In your copy, include every line of the listing below exactly but none of the pictures.

══════

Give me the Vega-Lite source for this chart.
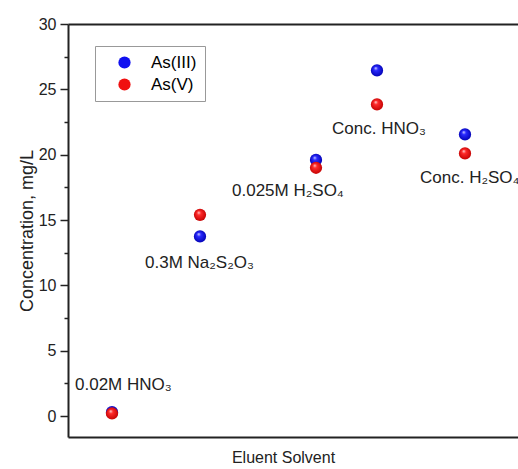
{
  "$schema": "https://vega.github.io/schema/vega-lite/v6.json",
  "width": 450,
  "height": 413,
  "autosize": {"type": "pad"},
  "padding": {"left": 18, "top": 16, "right": 0, "bottom": 5},
  "config": {
    "font": "Liberation Sans",
    "view": {"stroke": null},
    "axis": {"grid": false, "titleFontWeight": "normal", "labelColor": "#222", "titleColor": "#222", "tickColor": "#222", "domainColor": "#222"}
  },
  "datasets": {
    "points": [
      {"solvent": "0.02M HNO3", "pos": 4.4, "series": "As(III)", "conc": 0.3},
      {"solvent": "0.02M HNO3", "pos": 4.4, "series": "As(V)", "conc": 0.2},
      {"solvent": "0.3M Na2S2O3", "pos": 13.2, "series": "As(III)", "conc": 13.75},
      {"solvent": "0.3M Na2S2O3", "pos": 13.2, "series": "As(V)", "conc": 15.4},
      {"solvent": "0.025M H2SO4", "pos": 24.8, "series": "As(III)", "conc": 19.6},
      {"solvent": "0.025M H2SO4", "pos": 24.8, "series": "As(V)", "conc": 19.0},
      {"solvent": "Conc. HNO3", "pos": 30.9, "series": "As(III)", "conc": 26.45},
      {"solvent": "Conc. HNO3", "pos": 30.9, "series": "As(V)", "conc": 23.85},
      {"solvent": "Conc. H2SO4", "pos": 39.7, "series": "As(III)", "conc": 21.55},
      {"solvent": "Conc. H2SO4", "pos": 39.7, "series": "As(V)", "conc": 20.1}
    ],
    "labels": [
      {"label": "0.02M HNO₃", "lx": 0.7, "ly": 2.35},
      {"label": "0.3M Na₂S₂O₃", "lx": 7.7, "ly": 11.75},
      {"label": "0.025M H₂SO₄", "lx": 16.4, "ly": 17.2},
      {"label": "Conc. HNO₃", "lx": 26.4, "ly": 21.95},
      {"label": "Conc. H₂SO₄", "lx": 35.2, "ly": 18.2}
    ]
  },
  "resolve": {"axis": {"y": "independent", "x": "independent"}},
  "layer": [
    {
      "data": {"name": "points"},
      "transform": [{"filter": "datum.series === 'As(III)'"}],
      "mark": {
        "type": "point", "filled": true, "size": 150, "opacity": 1,
        "fill": {"gradient": "radial", "x1": 0.38, "y1": 0.3, "r1": 0, "x2": 0.5, "y2": 0.5, "r2": 0.55,
          "stops": [{"offset": 0, "color": "#e0e0ff"}, {"offset": 0.3, "color": "#2a2aff"}, {"offset": 1, "color": "#0000b0"}]}
      },
      "encoding": {
        "x": {"field": "pos", "type": "quantitative", "scale": {"domain": [0, 45], "nice": false, "zero": false},
          "axis": {"orient": "bottom", "ticks": false, "labels": false, "domain": true, "domainWidth": 2, "title": "Eluent Solvent", "titleFontSize": 16, "titlePadding": 12, "titleX": 215}},
        "y": {"field": "conc", "type": "quantitative", "scale": {"domain": [-1.6, 30], "nice": false, "zero": false},
          "axis": {"orient": "left", "values": [0, 5, 10, 15, 20, 25, 30], "tickSize": 8, "tickWidth": 1.5, "domainWidth": 2, "labelFontSize": 16, "labelPadding": 4,
            "title": "Concentration, mg/L", "titleFontSize": 18, "titlePadding": 2}},
        "color": {"field": "series", "type": "nominal",
          "scale": {"domain": ["As(III)", "As(V)"], "range": ["#1010f0", "#f01010"]},
          "legend": {"orient": "none", "legendX": 27, "legendY": 22, "title": null, "strokeColor": "#999", "fillColor": "white",
            "padding": 8, "symbolSize": 150, "symbolType": "circle", "labelFontSize": 17, "rowPadding": 4, "symbolOffset": 13, "labelOffset": 18}}
      }
    },
    {
      "data": {"name": "points"},
      "transform": [{"filter": "datum.series === 'As(V)'"}],
      "mark": {
        "type": "point", "filled": true, "size": 150, "opacity": 1,
        "fill": {"gradient": "radial", "x1": 0.38, "y1": 0.3, "r1": 0, "x2": 0.5, "y2": 0.5, "r2": 0.55,
          "stops": [{"offset": 0, "color": "#ffe0e0"}, {"offset": 0.3, "color": "#ff2a2a"}, {"offset": 1, "color": "#c00000"}]}
      },
      "encoding": {
        "x": {"field": "pos", "type": "quantitative",
          "axis": {"orient": "top", "ticks": false, "labels": false, "domain": true, "domainWidth": 2, "title": null}},
        "y": {"field": "conc", "type": "quantitative",
          "axis": {"orient": "left", "values": [2.5, 7.5, 12.5, 17.5, 22.5, 27.5], "tickSize": 4, "tickWidth": 1.5, "labels": false, "domain": false, "title": null}},
        "color": {"field": "series", "type": "nominal"}
      }
    },
    {
      "data": {"name": "labels"},
      "mark": {"type": "text", "align": "left", "baseline": "middle", "fontSize": 17, "color": "#222"},
      "encoding": {
        "x": {"field": "lx", "type": "quantitative", "axis": null},
        "y": {"field": "ly", "type": "quantitative", "axis": null},
        "text": {"field": "label"}
      }
    }
  ]
}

══════

#### TASK RESULT
Give me the Vega-Lite source for this chart.
{
  "$schema": "https://vega.github.io/schema/vega-lite/v6.json",
  "width": 450,
  "height": 413,
  "autosize": {"type": "pad"},
  "padding": {"left": 18, "top": 16, "right": 0, "bottom": 5},
  "config": {
    "font": "Liberation Sans",
    "view": {"stroke": null},
    "axis": {"grid": false, "titleFontWeight": "normal", "labelColor": "#222", "titleColor": "#222", "tickColor": "#222", "domainColor": "#222"}
  },
  "datasets": {
    "points": [
      {"solvent": "0.02M HNO3", "pos": 4.4, "series": "As(III)", "conc": 0.3},
      {"solvent": "0.02M HNO3", "pos": 4.4, "series": "As(V)", "conc": 0.2},
      {"solvent": "0.3M Na2S2O3", "pos": 13.2, "series": "As(III)", "conc": 13.75},
      {"solvent": "0.3M Na2S2O3", "pos": 13.2, "series": "As(V)", "conc": 15.4},
      {"solvent": "0.025M H2SO4", "pos": 24.8, "series": "As(III)", "conc": 19.6},
      {"solvent": "0.025M H2SO4", "pos": 24.8, "series": "As(V)", "conc": 19.0},
      {"solvent": "Conc. HNO3", "pos": 30.9, "series": "As(III)", "conc": 26.45},
      {"solvent": "Conc. HNO3", "pos": 30.9, "series": "As(V)", "conc": 23.85},
      {"solvent": "Conc. H2SO4", "pos": 39.7, "series": "As(III)", "conc": 21.55},
      {"solvent": "Conc. H2SO4", "pos": 39.7, "series": "As(V)", "conc": 20.1}
    ],
    "labels": [
      {"label": "0.02M HNO₃", "lx": 0.7, "ly": 2.35},
      {"label": "0.3M Na₂S₂O₃", "lx": 7.7, "ly": 11.75},
      {"label": "0.025M H₂SO₄", "lx": 16.4, "ly": 17.2},
      {"label": "Conc. HNO₃", "lx": 26.4, "ly": 21.95},
      {"label": "Conc. H₂SO₄", "lx": 35.2, "ly": 18.2}
    ]
  },
  "resolve": {"axis": {"y": "independent", "x": "independent"}},
  "layer": [
    {
      "data": {"name": "points"},
      "transform": [{"filter": "datum.series === 'As(III)'"}],
      "mark": {
        "type": "point", "filled": true, "size": 150, "opacity": 1,
        "fill": {"gradient": "radial", "x1": 0.38, "y1": 0.3, "r1": 0, "x2": 0.5, "y2": 0.5, "r2": 0.55,
          "stops": [{"offset": 0, "color": "#e0e0ff"}, {"offset": 0.3, "color": "#2a2aff"}, {"offset": 1, "color": "#0000b0"}]}
      },
      "encoding": {
        "x": {"field": "pos", "type": "quantitative", "scale": {"domain": [0, 45], "nice": false, "zero": false},
          "axis": {"orient": "bottom", "ticks": false, "labels": false, "domain": true, "domainWidth": 2, "title": "Eluent Solvent", "titleFontSize": 16, "titlePadding": 12, "titleX": 215}},
        "y": {"field": "conc", "type": "quantitative", "scale": {"domain": [-1.6, 30], "nice": false, "zero": false},
          "axis": {"orient": "left", "values": [0, 5, 10, 15, 20, 25, 30], "tickSize": 8, "tickWidth": 1.5, "domainWidth": 2, "labelFontSize": 16, "labelPadding": 4,
            "title": "Concentration, mg/L", "titleFontSize": 18, "titlePadding": 2}},
        "color": {"field": "series", "type": "nominal",
          "scale": {"domain": ["As(III)", "As(V)"], "range": ["#1010f0", "#f01010"]},
          "legend": {"orient": "none", "legendX": 27, "legendY": 22, "title": null, "strokeColor": "#999", "fillColor": "white",
            "padding": 8, "symbolSize": 150, "symbolType": "circle", "labelFontSize": 17, "rowPadding": 4, "symbolOffset": 13, "labelOffset": 18}}
      }
    },
    {
      "data": {"name": "points"},
      "transform": [{"filter": "datum.series === 'As(V)'"}],
      "mark": {
        "type": "point", "filled": true, "size": 150, "opacity": 1,
        "fill": {"gradient": "radial", "x1": 0.38, "y1": 0.3, "r1": 0, "x2": 0.5, "y2": 0.5, "r2": 0.55,
          "stops": [{"offset": 0, "color": "#ffe0e0"}, {"offset": 0.3, "color": "#ff2a2a"}, {"offset": 1, "color": "#c00000"}]}
      },
      "encoding": {
        "x": {"field": "pos", "type": "quantitative",
          "axis": {"orient": "top", "ticks": false, "labels": false, "domain": true, "domainWidth": 2, "title": null}},
        "y": {"field": "conc", "type": "quantitative",
          "axis": {"orient": "left", "values": [2.5, 7.5, 12.5, 17.5, 22.5, 27.5], "tickSize": 4, "tickWidth": 1.5, "labels": false, "domain": false, "title": null}},
        "color": {"field": "series", "type": "nominal"}
      }
    },
    {
      "data": {"name": "labels"},
      "mark": {"type": "text", "align": "left", "baseline": "middle", "fontSize": 17, "color": "#222"},
      "encoding": {
        "x": {"field": "lx", "type": "quantitative", "axis": null},
        "y": {"field": "ly", "type": "quantitative", "axis": null},
        "text": {"field": "label"}
      }
    }
  ]
}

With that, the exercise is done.